|
А его все равно не найти. Помнишь вывороченные карманы? Что в них было? Он же бедный студент. Две-три старых десятки в лучшем случае. Ни фамильных перстней, ни именных часов, ни портсигара с монограммой, никаких обличительных предметов. Мразь, преступник наткнулся случайно и убил, воспользовавшись грошами. Если он жив, его уже никогда не уличишь. А скорее всего сгнил где-нибудь или дружки прирезали.
— Все может быть, — вздохнул Мазин. — Но все-таки нужно поговорить с Перепахиным.
— Сейчас?
— Потом можем не успеть. Он ведь ходячая развалина. Был. А сейчас лежачая.

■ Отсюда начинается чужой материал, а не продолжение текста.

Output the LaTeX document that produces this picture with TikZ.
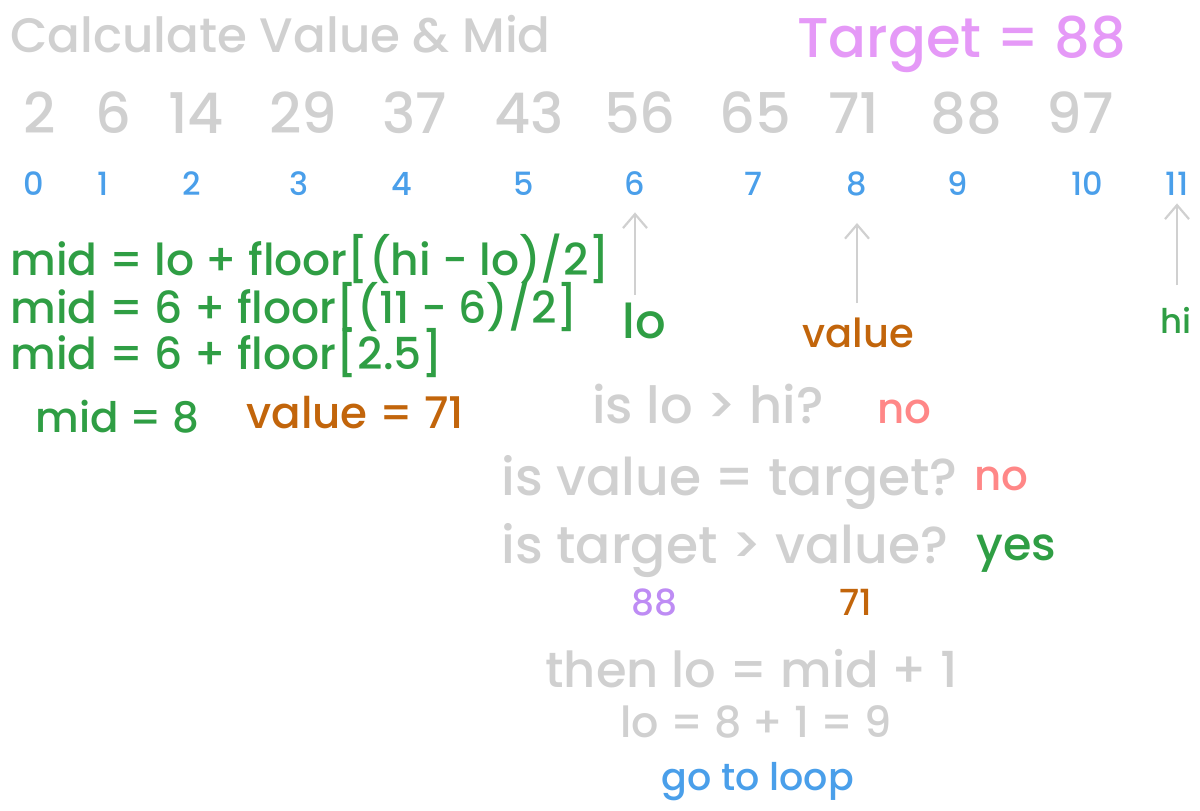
\documentclass[tikz,border=0pt]{standalone}
\usepackage{fontspec}
\setmainfont{Poppins}[UprightFont=* Medium]
\usetikzlibrary{arrows.meta}
\definecolor{pale}{HTML}{D0D0D0}
\definecolor{violet}{HTML}{E599F7}
\definecolor{lavender}{HTML}{BE8CF4}
\definecolor{idxblue}{HTML}{4A9FEA}
\definecolor{calcgreen}{HTML}{2F9E44}
\definecolor{rust}{HTML}{C2650B}
\definecolor{salmon}{HTML}{FF8787}
\tikzset{
	every node/.style= {
		inner sep=0pt,
		anchor=base
	},
	note/.style= {
		pale,
		anchor=base west
	},
	num/.style= {
		pale,
		font=\fontsize{28}{30}\selectfont
	},
	index/.style= {
		idxblue,
		font=\fontsize{16}{18}\selectfont
	},
	calc/.style= {
		calcgreen,
		anchor=base west,
		font=\fontsize{22}{24}\selectfont
	},
	pointer/.style= {
		pale,
		line width=1.1pt,
		-{Straight Barb[length=7pt, width=12pt]}
	}
}

\begin{document}
\begin{tikzpicture}[x=0.5pt, y=-0.5pt]
	\useasboundingbox (0,0) rectangle (1200,810);
	
	\node (title)[note, font=\fontsize{24.2}{26}\selectfont] at (10,52) {Calculate Value \& Mid};
	\node (target)[violet, anchor=base west, font=\fontsize{28}{30}\selectfont] at (797,57) {Target = 88};
	
	% the sorted list and its indices
	\foreach \v/\x [count=\i from 0] in {2/40, 6/113, 14/196, 29/303, 37/415, 43/529, 56/640, 65/755, 71/854, 88/966, 97/1080}
		\node (n\i)[num] at (\x,133) {\v};
	\foreach \x [count=\i from 0] in {34, 103, 192, 299, 402, 524, 635, 753, 857, 958, 1087, 1177}
		\node (i\i)[index] at (\x,195) {\i};
	
	% pointers
	\node (lo)[calcgreen, font=\fontsize{24}{26}\selectfont] at (644,338) {lo};
	\node (value)[rust, font=\fontsize{20}{22}\selectfont] at (858,347) {value};
	\node (hi)[calcgreen, font=\fontsize{17}{19}\selectfont] at (1176,333) {hi};
	\draw[pointer, shorten <=3.75pt, shorten >=8.5pt](i6.south |- lo.north) to (i6.south);
	\draw[pointer, shorten <=7pt, shorten >=13.5pt](i8.south |- value.north) to (i8.south);
	\draw[pointer, shorten <=10.5pt, shorten >=4pt](i11.south |- hi.north) to (i11.south);
	
	% mid computation
	\node (mid1)[calc] at (10,275) {mid = lo + floor[(hi - lo)/2]};
	\node (mid2)[calc] at (10,323) {mid = 6 + floor[(11 - 6)/2]};
	\node (mid3)[calc] at (10,369) {mid = 6 + floor[2.5]};
	\node (mid4)[calc, font=\fontsize{21}{23}\selectfont] at (35,432) {mid = 8};
	\node (val)[rust, anchor=base west, font=\fontsize{21.8}{24}\selectfont] at (246,428) {value = 71};
	
	% checks
	\node (q1)[note, font=\fontsize{25.6}{28}\selectfont] at (592,423) {is lo > hi?};
	\node (a1)[salmon, anchor=base west, font=\fontsize{21}{23}\selectfont] at (877,423) {no};
	\node (q2)[note, font=\fontsize{26}{28}\selectfont] at (501,495) {is value = target?};
	\node (a2)[salmon, anchor=base west, font=\fontsize{21}{23}\selectfont] at (974,490) {no};
	\node (q3)[note, font=\fontsize{26}{28}\selectfont] at (501,563) {is target > value?};
	\node (a3)[calcgreen, anchor=base west, font=\fontsize{23}{25}\selectfont] at (976,560) {yes};
	\node (t88)[lavender, font=\fontsize{18}{20}\selectfont] at (654,615) {88};
	\node (t71)[rust, font=\fontsize{18}{20}\selectfont] at (856,615) {71};
	
	% update
	\node (then)[note, font=\fontsize{24.8}{27}\selectfont] at (545,687) {then lo = mid + 1};
	\node (step9)[note, font=\fontsize{21.4}{23}\selectfont] at (620,737) {lo = 8 + 1 = 9};
	\node (loop)[idxblue, anchor=base west, font=\fontsize{19}{21}\selectfont] at (661,790) {go to loop};
	
\end{tikzpicture}
\end{document}
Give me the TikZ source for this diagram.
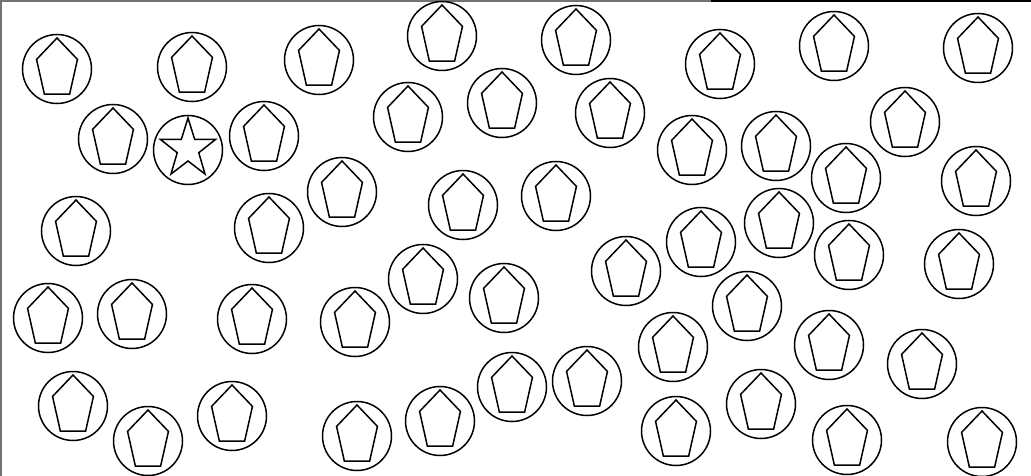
\documentclass[tikz,border=0pt]{standalone}
\usepackage{tikz}
\usetikzlibrary{calc}
\tikzset{
  coin/.style={line width=1.5pt, black},
  mark shape/.style={line width=1.5pt, black, line join=miter},
  frame line/.style={line width=1.4pt, black!55}
}
\begin{document}
\begin{tikzpicture}[x=1pt, y=-1pt]
\useasboundingbox (0,0) rectangle (1031,476);
% Frame edges
\draw[frame line] (1,0) -- (1,476);
\draw[frame line] (0,1) -- (711,1);
\draw[line width=2pt, black] (711,1.2) -- (1031,1.2);
% Coins with pentagons
\foreach \cx/\cy in {57/69, 192/67, 319/60, 442/36, 576/40, 720/64, 834/46, 978/48,
    113/139, 264/136, 408/117, 502/103, 610/113, 692/150, 776/146, 905/122,
    846/178, 976/181, 342/192, 463/205, 556/196, 76/231, 269/228,
    779/223, 701/242, 849/255, 626/271, 959/264, 423/279,
    48/318, 132/314, 252/319, 355/322, 504/298, 747/306,
    673/347, 829/345, 922/364,
    73/406, 148/441, 232/416, 357/436, 440/421, 512/387, 587/381,
    676/431, 761/404, 847/440, 982/442}{
  \draw[coin] (\cx,\cy) circle (34.5);
  \draw[mark shape] ($(\cx,\cy)+(270:21.5 and 31)$)
    -- ($(\cx,\cy)+(342:21.5 and 31)$)
    -- ($(\cx,\cy)+(54:21.5 and 31)$)
    -- ($(\cx,\cy)+(126:21.5 and 31)$)
    -- ($(\cx,\cy)+(198:21.5 and 31)$) -- cycle;
}
% Coin with the star
\draw[coin] (188,150) circle (34.5);
\draw[mark shape] ($(188,149)+(270:29 and 31)$)
  \foreach \k in {1,...,9}{
    \ifodd\k -- ($(188,149)+(270+36*\k:11.3 and 12)$)
    \else -- ($(188,149)+(270+36*\k:29 and 31)$)\fi
  } -- cycle;
\end{tikzpicture}
\end{document}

После этой встряски у него все обострилось — и печень, и сердце…
— Неужели так плохо?
— Медицине виднее. Но я одно знаю, к черте он сам вышел, а вот за черту его подтолкнули, во всяком случае, подтолкнуть пытались.
Иногда такая настойчивость не убеждает меня, а вызывает даже противодействие.
— Но почему ты категорически отвергаешь попытку самоубийства? Ведь была надпись в членском билете?
— Надпись — пьяная выходка. Ему не дали работу в реставрационных мастерских. Это мы установили. Вот он и намарал в знак протеста.
— Так просто ларчик открывался?
— Непросто. Этот ларчик один из многих, как содержимое сундука, в котором Кащеева смерть хранилась. Не ларчик, одна из матрешек.
Машина бежала по людным улицам, мимо домов, магазинов, стеклянных витрин, деревьев, по-осеннему одетых людей в плащах, с зонтами, предусмотрительно подготовившихся к непогоде, а осень, прохладная, все еще радовала ясным небом, солнцем, добродушно светившимся где-то за высокими зданиями. Было хорошо, и хотелось, чтобы никто из этих поспешающих или, наоборот, медлительных прохожих никогда не испытал боли и горечи, жил достойно и честно и не знал и не подозревал, почему мы едем мимо в машине.
Пышные, но увядающие уже цветы покрывали просторную площадку перед больницей. Мы вышли, поднялись к главврачу.
— Как? — спросил Мазин, и я понял, что он здесь уже не в первый раз.
Врач потрогал переносицу коротким пальцем.
— Боюсь обнадеживать. Если хотите, вообще удивительно, что он жив.
— Но он же еще не старый, — не выдержал я.
— У алкоголиков время течет иначе, — ответил врач.
Мы накинули халаты и вошли в палату, где я совсем недавно разговаривал с Перепахиным. Он снова был тут один, но на этот раз лежал. И заметно было, что стало ему хуже.
И тем не менее я бы не сказал, что наше появление вызвало в нем протест. Напротив, тусклые глаза чуть посвежели. И все-таки это были уже совсем не те глаза, что видел я несколько дней назад. Исчезла подвижная детскость, молодившая рано постаревшее лицо. На подушке лежала голова старика. Врач был прав, время, убыстренное пьяным угаром, сделало свое дело.
— Какие люди, — произнес он, желая говорить иронично, а сказал тихо и без всякого выражения. — Яблоки принесли?
— Мы по делу, Евгений Иванович.
— А разве со мной можно еще иметь дела?
— Только один вопрос. — Он не возразил. — Вы не можете вспомнить, что с вами было перед тем, как вы попали в больницу?
— Какая разница…
— Вам хотели повредить.
— Чем? Водкой? Нет. Это я сам. Я говорю: «Зачем ты эту гуделку завел?» А он: «Я тебе кофе смолоть хочу». — «Не надо мне кофе. Дай лучше водки». Он дал…
— Кто?
— Не помню. Мало ли кто… Я к каждому зайти мог. Там на дачах меня все знали.